**The problem**. Check every line for the word "this" and state how many lines have it. Reply with the number alone.

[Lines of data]
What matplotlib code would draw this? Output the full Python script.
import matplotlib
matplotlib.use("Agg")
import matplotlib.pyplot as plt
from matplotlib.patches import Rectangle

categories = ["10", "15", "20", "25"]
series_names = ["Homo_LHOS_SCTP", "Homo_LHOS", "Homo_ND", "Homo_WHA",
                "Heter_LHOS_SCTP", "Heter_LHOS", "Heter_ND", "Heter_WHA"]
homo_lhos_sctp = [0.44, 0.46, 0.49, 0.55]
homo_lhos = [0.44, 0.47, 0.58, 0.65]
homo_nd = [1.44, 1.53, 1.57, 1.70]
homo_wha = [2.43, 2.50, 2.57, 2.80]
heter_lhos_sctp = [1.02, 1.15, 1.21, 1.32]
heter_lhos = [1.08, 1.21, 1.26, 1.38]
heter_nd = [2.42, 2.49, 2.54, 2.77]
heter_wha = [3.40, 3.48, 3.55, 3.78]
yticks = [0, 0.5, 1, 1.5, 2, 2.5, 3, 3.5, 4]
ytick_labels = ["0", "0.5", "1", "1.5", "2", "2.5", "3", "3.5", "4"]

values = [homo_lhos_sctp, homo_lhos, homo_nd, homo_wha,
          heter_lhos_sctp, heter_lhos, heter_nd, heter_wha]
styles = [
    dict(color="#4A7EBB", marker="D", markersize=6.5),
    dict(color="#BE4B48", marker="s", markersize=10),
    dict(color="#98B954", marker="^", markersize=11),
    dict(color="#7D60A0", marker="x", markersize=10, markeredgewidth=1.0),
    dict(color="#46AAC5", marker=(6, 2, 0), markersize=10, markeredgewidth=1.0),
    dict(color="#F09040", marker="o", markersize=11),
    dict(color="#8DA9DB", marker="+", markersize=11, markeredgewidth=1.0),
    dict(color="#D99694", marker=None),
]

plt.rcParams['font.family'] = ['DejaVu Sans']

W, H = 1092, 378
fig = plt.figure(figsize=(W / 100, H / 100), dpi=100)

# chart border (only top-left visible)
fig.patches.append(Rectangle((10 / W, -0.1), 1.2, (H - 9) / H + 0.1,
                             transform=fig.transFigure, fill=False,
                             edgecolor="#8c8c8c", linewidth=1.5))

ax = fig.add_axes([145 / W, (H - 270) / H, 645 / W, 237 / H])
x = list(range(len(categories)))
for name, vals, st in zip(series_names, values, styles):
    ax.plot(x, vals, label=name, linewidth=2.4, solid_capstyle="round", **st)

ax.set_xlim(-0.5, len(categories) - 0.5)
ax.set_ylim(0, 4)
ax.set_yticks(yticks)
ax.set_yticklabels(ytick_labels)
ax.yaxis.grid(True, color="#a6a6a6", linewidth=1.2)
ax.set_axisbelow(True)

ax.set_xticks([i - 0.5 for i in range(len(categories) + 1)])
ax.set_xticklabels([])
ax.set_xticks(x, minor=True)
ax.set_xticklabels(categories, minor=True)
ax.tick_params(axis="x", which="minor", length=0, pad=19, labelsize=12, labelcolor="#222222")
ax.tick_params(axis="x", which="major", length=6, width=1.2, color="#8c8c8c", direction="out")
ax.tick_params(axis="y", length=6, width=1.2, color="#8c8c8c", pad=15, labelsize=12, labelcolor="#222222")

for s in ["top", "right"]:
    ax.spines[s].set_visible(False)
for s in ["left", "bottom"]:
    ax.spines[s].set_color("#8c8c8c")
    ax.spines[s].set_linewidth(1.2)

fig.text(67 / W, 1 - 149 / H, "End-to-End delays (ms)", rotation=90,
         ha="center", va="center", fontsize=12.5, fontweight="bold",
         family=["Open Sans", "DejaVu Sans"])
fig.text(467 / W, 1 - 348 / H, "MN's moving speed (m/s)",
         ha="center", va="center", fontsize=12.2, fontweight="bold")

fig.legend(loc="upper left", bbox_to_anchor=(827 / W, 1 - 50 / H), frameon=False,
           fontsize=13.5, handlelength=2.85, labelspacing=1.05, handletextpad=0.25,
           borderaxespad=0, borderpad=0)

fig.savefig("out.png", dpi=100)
* * *
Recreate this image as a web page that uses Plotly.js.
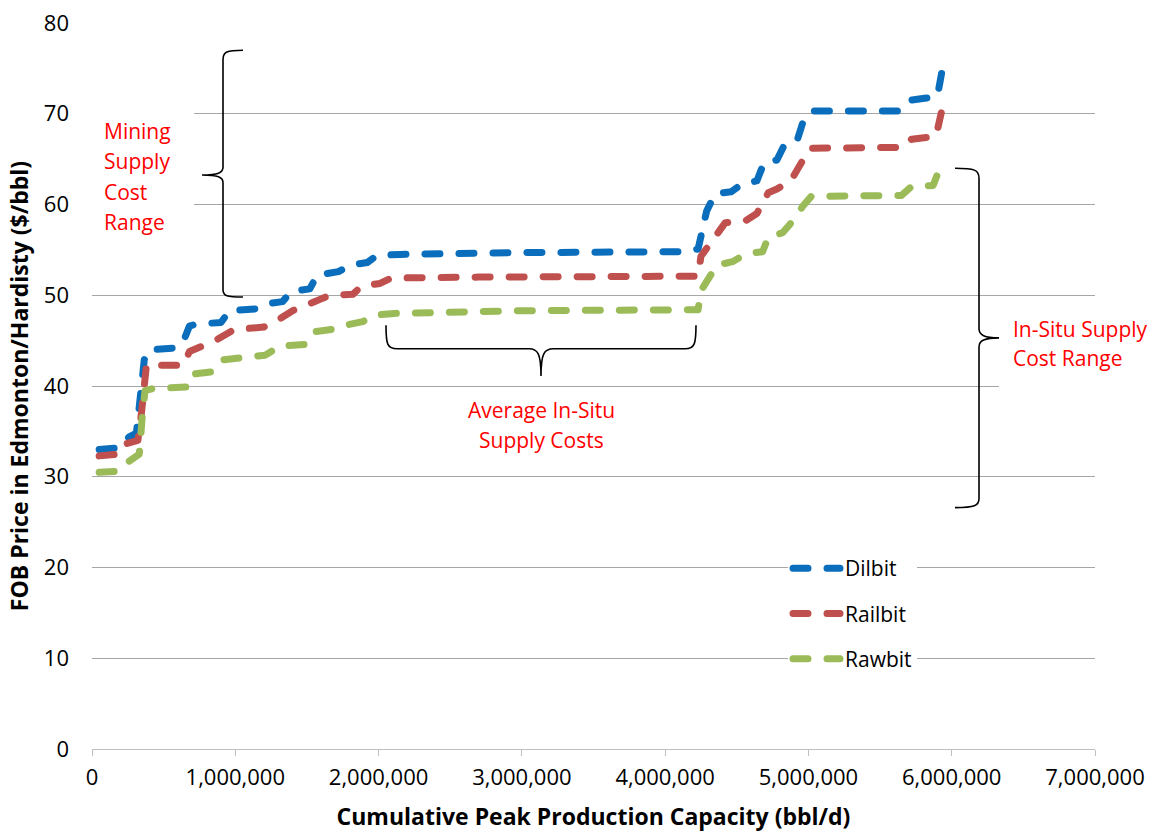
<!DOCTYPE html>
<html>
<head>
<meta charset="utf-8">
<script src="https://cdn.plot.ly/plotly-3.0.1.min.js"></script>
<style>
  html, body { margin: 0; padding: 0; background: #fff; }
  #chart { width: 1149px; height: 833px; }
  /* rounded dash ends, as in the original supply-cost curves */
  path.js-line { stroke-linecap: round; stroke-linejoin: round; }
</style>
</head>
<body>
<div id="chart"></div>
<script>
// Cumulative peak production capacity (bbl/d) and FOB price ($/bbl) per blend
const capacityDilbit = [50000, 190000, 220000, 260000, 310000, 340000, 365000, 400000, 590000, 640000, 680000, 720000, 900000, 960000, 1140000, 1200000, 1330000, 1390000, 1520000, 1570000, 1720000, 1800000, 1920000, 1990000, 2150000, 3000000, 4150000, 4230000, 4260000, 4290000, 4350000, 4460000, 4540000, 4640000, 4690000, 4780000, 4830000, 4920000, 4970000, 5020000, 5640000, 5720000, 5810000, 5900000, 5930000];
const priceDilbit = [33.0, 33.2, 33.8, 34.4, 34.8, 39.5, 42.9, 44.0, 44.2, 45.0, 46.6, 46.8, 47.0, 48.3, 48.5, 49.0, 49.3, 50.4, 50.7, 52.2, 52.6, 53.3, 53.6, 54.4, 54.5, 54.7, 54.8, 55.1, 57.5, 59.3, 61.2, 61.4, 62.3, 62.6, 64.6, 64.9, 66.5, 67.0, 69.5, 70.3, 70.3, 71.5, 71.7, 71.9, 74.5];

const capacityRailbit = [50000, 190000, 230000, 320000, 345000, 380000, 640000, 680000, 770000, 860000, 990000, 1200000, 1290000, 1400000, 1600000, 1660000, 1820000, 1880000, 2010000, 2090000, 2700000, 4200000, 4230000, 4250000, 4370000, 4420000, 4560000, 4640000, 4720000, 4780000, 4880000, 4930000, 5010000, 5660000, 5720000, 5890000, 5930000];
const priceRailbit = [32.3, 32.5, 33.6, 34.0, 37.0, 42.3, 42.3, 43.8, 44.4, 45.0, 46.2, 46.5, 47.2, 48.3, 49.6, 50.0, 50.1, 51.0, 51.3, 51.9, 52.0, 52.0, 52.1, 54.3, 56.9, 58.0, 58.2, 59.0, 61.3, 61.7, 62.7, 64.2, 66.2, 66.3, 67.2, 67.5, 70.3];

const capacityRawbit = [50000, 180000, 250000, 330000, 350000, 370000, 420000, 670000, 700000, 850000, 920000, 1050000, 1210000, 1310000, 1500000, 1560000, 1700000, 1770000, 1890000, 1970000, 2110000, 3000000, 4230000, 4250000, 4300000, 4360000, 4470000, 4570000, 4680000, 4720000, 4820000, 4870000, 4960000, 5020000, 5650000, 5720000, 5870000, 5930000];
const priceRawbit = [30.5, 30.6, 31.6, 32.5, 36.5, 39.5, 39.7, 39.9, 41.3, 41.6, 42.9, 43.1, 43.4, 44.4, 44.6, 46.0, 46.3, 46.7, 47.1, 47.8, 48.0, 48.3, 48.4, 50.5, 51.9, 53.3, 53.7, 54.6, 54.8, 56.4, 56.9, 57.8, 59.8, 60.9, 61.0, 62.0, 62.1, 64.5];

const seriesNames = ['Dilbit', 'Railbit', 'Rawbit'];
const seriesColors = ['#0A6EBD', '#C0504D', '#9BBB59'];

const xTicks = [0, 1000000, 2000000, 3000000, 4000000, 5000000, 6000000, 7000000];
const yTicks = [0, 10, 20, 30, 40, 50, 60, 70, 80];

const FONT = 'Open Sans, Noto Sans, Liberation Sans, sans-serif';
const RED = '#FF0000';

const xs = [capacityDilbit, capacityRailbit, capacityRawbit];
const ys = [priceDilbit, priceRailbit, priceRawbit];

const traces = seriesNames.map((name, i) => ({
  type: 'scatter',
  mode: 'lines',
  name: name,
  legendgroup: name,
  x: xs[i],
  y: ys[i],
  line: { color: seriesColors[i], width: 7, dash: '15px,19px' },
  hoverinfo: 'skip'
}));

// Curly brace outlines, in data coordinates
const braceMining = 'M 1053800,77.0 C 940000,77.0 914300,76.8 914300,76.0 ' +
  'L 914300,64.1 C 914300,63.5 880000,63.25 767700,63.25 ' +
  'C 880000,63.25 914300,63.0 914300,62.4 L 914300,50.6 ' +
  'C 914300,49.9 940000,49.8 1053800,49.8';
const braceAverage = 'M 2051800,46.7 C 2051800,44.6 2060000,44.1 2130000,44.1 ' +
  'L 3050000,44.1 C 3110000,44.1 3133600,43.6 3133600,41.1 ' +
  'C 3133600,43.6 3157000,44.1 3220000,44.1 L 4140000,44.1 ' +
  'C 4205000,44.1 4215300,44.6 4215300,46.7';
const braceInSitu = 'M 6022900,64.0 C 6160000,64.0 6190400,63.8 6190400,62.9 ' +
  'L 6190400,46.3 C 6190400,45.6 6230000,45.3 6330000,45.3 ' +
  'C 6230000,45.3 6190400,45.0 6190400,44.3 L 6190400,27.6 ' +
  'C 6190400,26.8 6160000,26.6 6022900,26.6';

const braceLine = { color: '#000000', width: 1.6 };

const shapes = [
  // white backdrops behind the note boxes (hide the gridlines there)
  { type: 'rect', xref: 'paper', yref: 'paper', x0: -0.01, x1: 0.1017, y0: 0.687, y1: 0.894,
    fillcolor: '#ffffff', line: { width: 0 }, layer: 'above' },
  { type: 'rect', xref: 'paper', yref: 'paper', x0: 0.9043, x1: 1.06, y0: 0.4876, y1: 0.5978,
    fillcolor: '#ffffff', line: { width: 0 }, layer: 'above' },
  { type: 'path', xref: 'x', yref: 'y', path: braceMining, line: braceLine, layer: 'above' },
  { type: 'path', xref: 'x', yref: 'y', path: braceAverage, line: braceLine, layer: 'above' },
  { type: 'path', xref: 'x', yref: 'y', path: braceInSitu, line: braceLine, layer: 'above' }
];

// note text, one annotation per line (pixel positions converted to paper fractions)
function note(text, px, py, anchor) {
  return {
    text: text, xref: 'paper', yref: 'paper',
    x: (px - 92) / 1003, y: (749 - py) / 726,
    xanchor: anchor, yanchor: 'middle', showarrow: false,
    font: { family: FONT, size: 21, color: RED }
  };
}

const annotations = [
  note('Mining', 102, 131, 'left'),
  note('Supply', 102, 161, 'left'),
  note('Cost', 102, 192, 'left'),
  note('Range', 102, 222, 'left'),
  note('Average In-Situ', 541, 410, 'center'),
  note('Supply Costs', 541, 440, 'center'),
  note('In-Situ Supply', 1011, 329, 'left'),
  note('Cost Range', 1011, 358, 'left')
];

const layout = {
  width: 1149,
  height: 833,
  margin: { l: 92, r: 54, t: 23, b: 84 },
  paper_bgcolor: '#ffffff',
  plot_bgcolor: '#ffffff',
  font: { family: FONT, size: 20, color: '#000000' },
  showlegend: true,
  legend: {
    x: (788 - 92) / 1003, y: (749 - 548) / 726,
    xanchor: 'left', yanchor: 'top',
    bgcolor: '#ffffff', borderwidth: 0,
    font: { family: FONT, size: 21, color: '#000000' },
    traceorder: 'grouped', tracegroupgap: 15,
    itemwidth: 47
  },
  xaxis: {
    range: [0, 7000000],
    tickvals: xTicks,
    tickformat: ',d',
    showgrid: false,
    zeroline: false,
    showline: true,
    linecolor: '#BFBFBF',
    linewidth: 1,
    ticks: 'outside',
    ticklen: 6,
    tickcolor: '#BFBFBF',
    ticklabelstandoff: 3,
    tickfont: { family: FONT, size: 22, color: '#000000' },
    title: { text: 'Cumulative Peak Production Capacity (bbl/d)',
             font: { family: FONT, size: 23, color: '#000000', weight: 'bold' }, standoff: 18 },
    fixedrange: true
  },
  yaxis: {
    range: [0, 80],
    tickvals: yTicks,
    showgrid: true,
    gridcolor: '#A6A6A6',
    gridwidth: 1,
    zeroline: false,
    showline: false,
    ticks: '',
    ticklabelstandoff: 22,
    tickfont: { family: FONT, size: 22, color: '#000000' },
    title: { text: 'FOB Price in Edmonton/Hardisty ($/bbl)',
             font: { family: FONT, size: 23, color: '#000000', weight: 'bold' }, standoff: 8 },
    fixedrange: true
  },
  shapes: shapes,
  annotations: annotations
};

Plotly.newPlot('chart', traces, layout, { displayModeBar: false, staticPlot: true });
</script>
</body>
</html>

**Full answer**. 2